I’m Just Another Obnoxious American - My Monthly Visit to Yoahan Plaza
Pace has a hole in their 606 bus schedule on Saturdays that spans from 10:20 to 11:20. The CTA’s Blue Line drops me off at 10:25 and I have to wait. While I wait, all the CDs I have with me become useless and unlistenable. While I wait, three highschool sophomores ollie, grind and slide over and on the slickly painted wheelchair access bus depot islands. While I wait, two 13 year olds fake fight in the kiss n ride parking lot and the smaller one throws a punch too hard. While I wait, a smelly, grossly overweight man paces with his ornate walking stick and the jangle of the parade of buttons and pins adorning his acid washed jean jacket, tight over his shoulders, he’s going where I’m going.
Yoahan Plaza is a mall in the middle of Arlington Heights, IL that is made up of a Japanese grocery store, book store, video rental, stationary, tourist trinket trap, and food court. I guess Arlington Heights must have a large number of Japanese to accommodate this mall. My main interest, among many other otaku, is Asahiya Bookstore. It has a large anime book section and a whole wall of current manga. As a caucasion, it’s hard to keep a low profile in this place, sometimes I pretend not to go straight for the anime, and take a detour into the fashion magazines. I don’t belong to any anime clubs run out of the local colleges, so it seems odd and disturbing when I see a large (3 or more) group of people huddled around a new Tenchi film-book loudly discussing how rad it is. Then when they go to pay for the thing they can’t believe how expensive it is. Asahiya has its own inhouse monetary conversion system– ¥100 equals $1.40. This seems ridiculous with the current state of Japan’s economy where ¥100 equals $0.80 or less. Maybe they have to pay tariffs. So I smile to myself when the obnoxious college kids grow even louder and more uncomfortable at the checkout.
I don’t speak any Japanese, though I’m learning, so it is hard to communicate with the older women behind the register. If I have a special request, they signal me with their index finger to hold on a sec and call out one of the younger, bilingual employees. I never attempt to thank anyone or say excuse me or anything in japanese, for fear of ridicule.
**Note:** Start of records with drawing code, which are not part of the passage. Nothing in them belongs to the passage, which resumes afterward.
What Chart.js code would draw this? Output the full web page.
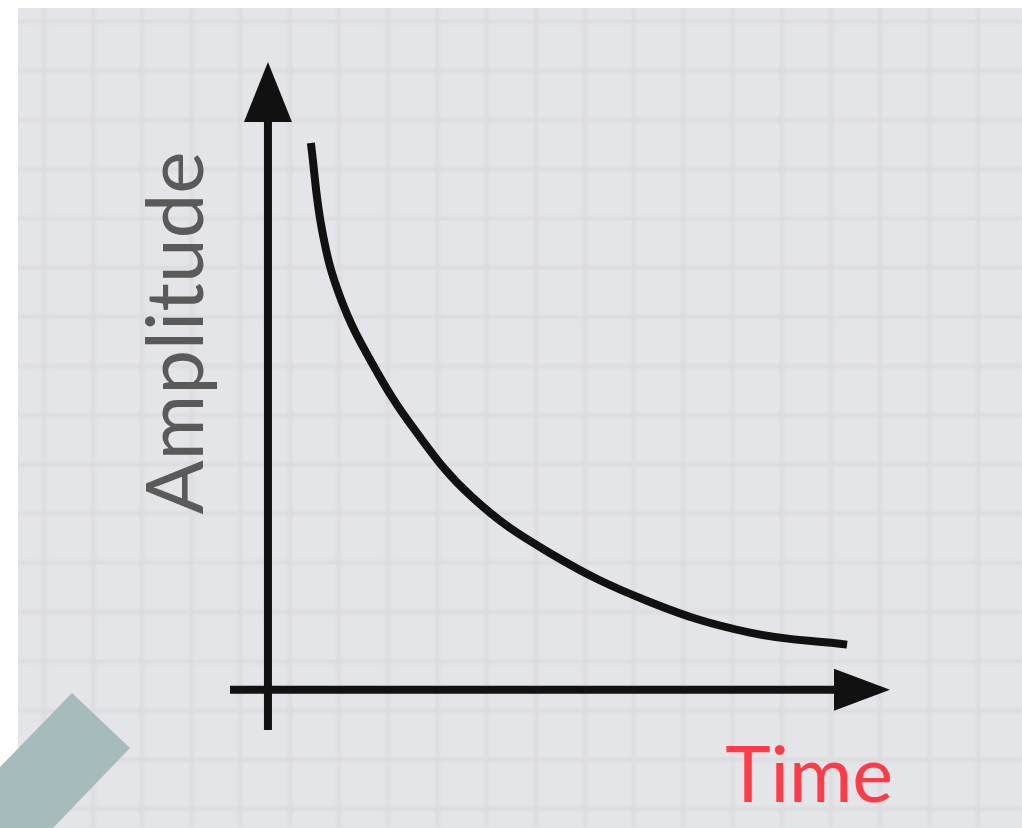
<!DOCTYPE html>
<html>
<head>
<meta charset="utf-8">
<script src="https://cdn.jsdelivr.net/npm/chart.js@4/dist/chart.umd.min.js"></script>
<style>
  html, body { margin: 0; padding: 0; background: #ffffff; }
  canvas { display: block; }
</style>
</head>
<body>
<canvas id="decay-chart" width="1022" height="828"></canvas>
<script>
// decay curve samples (time, amplitude)
const timeValues = [0.69, 0.87, 1.16, 1.67, 2.36, 3.28, 4.53, 6.14, 7.75, 9.31];
const amplitudeValues = [8.71, 7.32, 6.26, 5.21, 4.14, 3.07, 2.18, 1.40, 0.91, 0.72];

const xLabel = "Time";
const yLabel = "Amplitude";

// axis extents: arrows end at max, lines start a little below zero
const xRange = [-0.61, 10];
const yRange = [-0.64, 10];

const points = timeValues.map((t, i) => ({ x: t, y: amplitudeValues[i] }));

// graph paper behind everything
const paperPlugin = {
  id: "paper",
  beforeDraw(chart) {
    const ctx = chart.ctx;
    const W = chart.width, H = chart.height;
    ctx.save();
    ctx.fillStyle = "#ffffff";
    ctx.fillRect(0, 0, W, H);
    ctx.fillStyle = "#e4e5e8";
    ctx.fillRect(18, 8, W - 18, H - 8);

    ctx.save();
    ctx.beginPath();
    ctx.rect(18, 8, W - 18, H - 8);
    ctx.clip();
    ctx.filter = "blur(1.5px)";
    ctx.strokeStyle = "#d9dadd";
    ctx.lineWidth = 3;
    const step = 49.2;
    for (let x = 93 - step; x < W; x += step) {
      ctx.beginPath();
      ctx.moveTo(x, 0);
      ctx.lineTo(x, H);
      ctx.stroke();
    }
    for (let y = 120 - 2 * step; y < H; y += step) {
      ctx.beginPath();
      ctx.moveTo(0, y);
      ctx.lineTo(W, y);
      ctx.stroke();
    }
    ctx.restore();

    // teal corner tab
    ctx.fillStyle = "#a6bcbc";
    ctx.beginPath();
    ctx.moveTo(72, 693);
    ctx.lineTo(130, 748);
    ctx.lineTo(53, 828);
    ctx.lineTo(0, 828);
    ctx.lineTo(0, 767);
    ctx.closePath();
    ctx.fill();
    ctx.restore();
  }
};

// arrowed axes and the two labels
const axesPlugin = {
  id: "arrowAxes",
  beforeDatasetsDraw(chart) {
    const ctx = chart.ctx;
    const xs = chart.scales.x, ys = chart.scales.y;
    const x0 = xs.getPixelForValue(0);
    const y0 = ys.getPixelForValue(0);
    const xMin = xs.getPixelForValue(xRange[0]);
    const xMax = xs.getPixelForValue(xRange[1]);
    const yMin = ys.getPixelForValue(yRange[0]);
    const yMax = ys.getPixelForValue(yRange[1]);

    ctx.save();
    ctx.strokeStyle = "#111111";
    ctx.fillStyle = "#111111";
    ctx.lineWidth = 8;
    ctx.lineCap = "butt";

    // vertical axis
    ctx.beginPath();
    ctx.moveTo(x0, yMin);
    ctx.lineTo(x0, yMax + 56);
    ctx.stroke();
    ctx.beginPath();
    ctx.moveTo(x0, yMax);
    ctx.lineTo(x0 + 24, yMax + 60);
    ctx.lineTo(x0 - 24, yMax + 60);
    ctx.closePath();
    ctx.fill();

    // horizontal axis
    ctx.beginPath();
    ctx.moveTo(xMin, y0);
    ctx.lineTo(xMax - 52, y0);
    ctx.stroke();
    ctx.beginPath();
    ctx.moveTo(xMax, y0);
    ctx.lineTo(xMax - 56, y0 - 21);
    ctx.lineTo(xMax - 56, y0 + 21);
    ctx.closePath();
    ctx.fill();

    // labels
    ctx.textBaseline = "alphabetic";
    ctx.font = "400 77px Lato, 'Noto Sans', sans-serif";
    ctx.fillStyle = "#ff3b47";
    ctx.textAlign = "right";
    ctx.fillText(xLabel, 893, 802);

    ctx.font = "400 80px Lato, 'Noto Sans', sans-serif";
    ctx.translate(203, 333);
    ctx.rotate(-Math.PI / 2);
    ctx.fillStyle = "#5a5a5a";
    ctx.textAlign = "center";
    ctx.fillText(yLabel, 0, 0);
    ctx.restore();
  }
};

new Chart(document.getElementById("decay-chart"), {
  type: "line",
  data: {
    datasets: [{
      data: points,
      borderColor: "#111111",
      borderWidth: 8,
      borderCapStyle: "butt",
      pointRadius: 0,
      tension: 0.4,
      fill: false,
      clip: false
    }]
  },
  options: {
    responsive: false,
    animation: false,
    layout: { padding: { left: 230, right: 132, top: 62, bottom: 98 } },
    plugins: { legend: { display: false }, tooltip: { enabled: false } },
    scales: {
      x: { type: "linear", min: xRange[0], max: xRange[1], display: false },
      y: { type: "linear", min: yRange[0], max: yRange[1], display: false }
    }
  },
  plugins: [paperPlugin, axesPlugin]
});
</script>
</body>
</html>
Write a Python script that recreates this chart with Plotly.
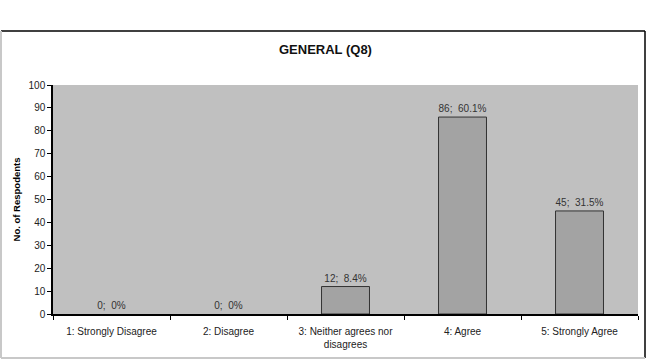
import plotly.graph_objects as go

categories = ["1: Strongly Disagree", "2: Disagree", "3: Neither agrees nor<br>disagrees", "4: Agree", "5: Strongly Agree"]
counts = [0, 0, 12, 86, 45]
percents = ["0%", "0%", "8.4%", "60.1%", "31.5%"]
labels = [f"{c};  {p}" for c, p in zip(counts, percents)]

W, H = 649, 360
L, R, T, B = 53, 11, 85, 46
pw, ph = W - L - R, H - T - B

def px_x(x):
    return (x - L) / pw

def px_y(y):
    return (H - B - y) / ph

line_widths = [0 if c == 0 else 1 for c in counts]

fig = go.Figure(go.Bar(
    x=categories, y=counts, text=labels, textposition="outside",
    textfont=dict(family="Liberation Sans, Arial", size=10, color="#333333"),
    marker=dict(color="#a3a3a3", line=dict(color="#333333", width=line_widths)),
    width=0.41, cliponaxis=False,
))

border = [
    (1, 31, 645, 31, "black"),
    (645, 31, 645, 358, "black"),
    (1, 31, 1, 358, "#c8c8c8"),
    (1, 358, 645, 358, "#c8c8c8"),
]
shapes = [dict(type="line", xref="paper", yref="paper",
               x0=px_x(a), y0=px_y(b), x1=px_x(c), y1=px_y(d),
               line=dict(color=col, width=1.5 if col == "black" else 2), layer="below")
          for a, b, c, d, col in border]

fig.update_layout(
    width=W, height=H, margin=dict(l=L, r=R, t=T, b=B),
    paper_bgcolor="white", plot_bgcolor="#c0c0c0",
    showlegend=False,
    font=dict(family="Liberation Sans, Arial", size=10, color="black"),
    xaxis=dict(type="category", showline=True, linecolor="black", linewidth=1.5,
               ticks="outside", tickson="boundaries", ticklen=4, tickcolor="black",
               showgrid=False, tickfont=dict(size=10, color="#222222"), ticklabelstandoff=7),
    yaxis=dict(range=[0, 100], dtick=10, showline=True, linecolor="black", linewidth=1.5,
               ticks="outside", ticklen=4, tickcolor="black", showgrid=False,
               zeroline=False, tickfont=dict(size=10, color="#222222"),
               title=dict(text="<b>No. of Respodents</b>", font=dict(size=9.5), standoff=6)),
    shapes=shapes,
    annotations=[dict(text="<b>GENERAL (Q8)</b>", xref="paper", yref="paper",
                      x=px_x(325), y=px_y(49), showarrow=False,
                      font=dict(size=13, color="#111111"), xanchor="center", yanchor="middle")],
)

fig.write_html("out.html")
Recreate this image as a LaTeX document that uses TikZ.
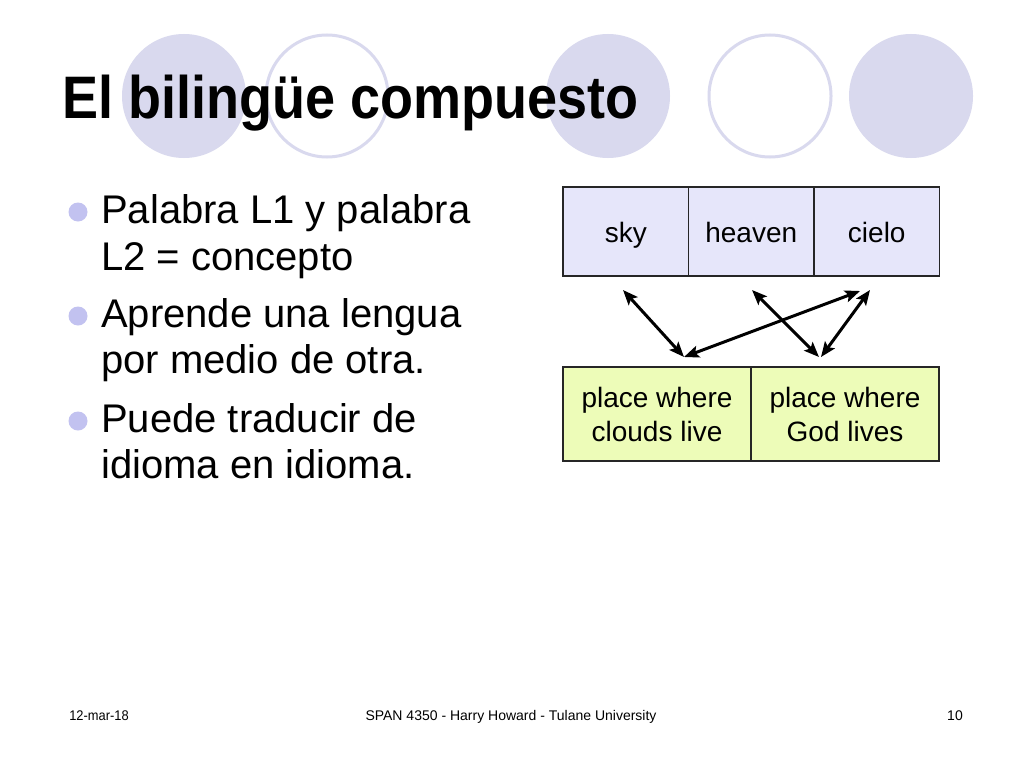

Instead, I overcompensate after I am handed back my credit card in a little dish and maybe even pick up a southeastern accent with my loud thank you and waltz out of the store with my purchase. I also get the feeling that the more you buy the more they like you, but I doubt anyone is so shallow.
The bus ride home is always longer. I take my purchase out of its thick plastic blue bag and page through it only looking at the pictures, I can’t read a thing. Luckily, as a design rule, most of the titles of articles and chapters are in roman characters, though in most times hilarious broken english. Just out of Arlington Heights is where the buyer’s remorse sets in, and I still have another hour and a half until home.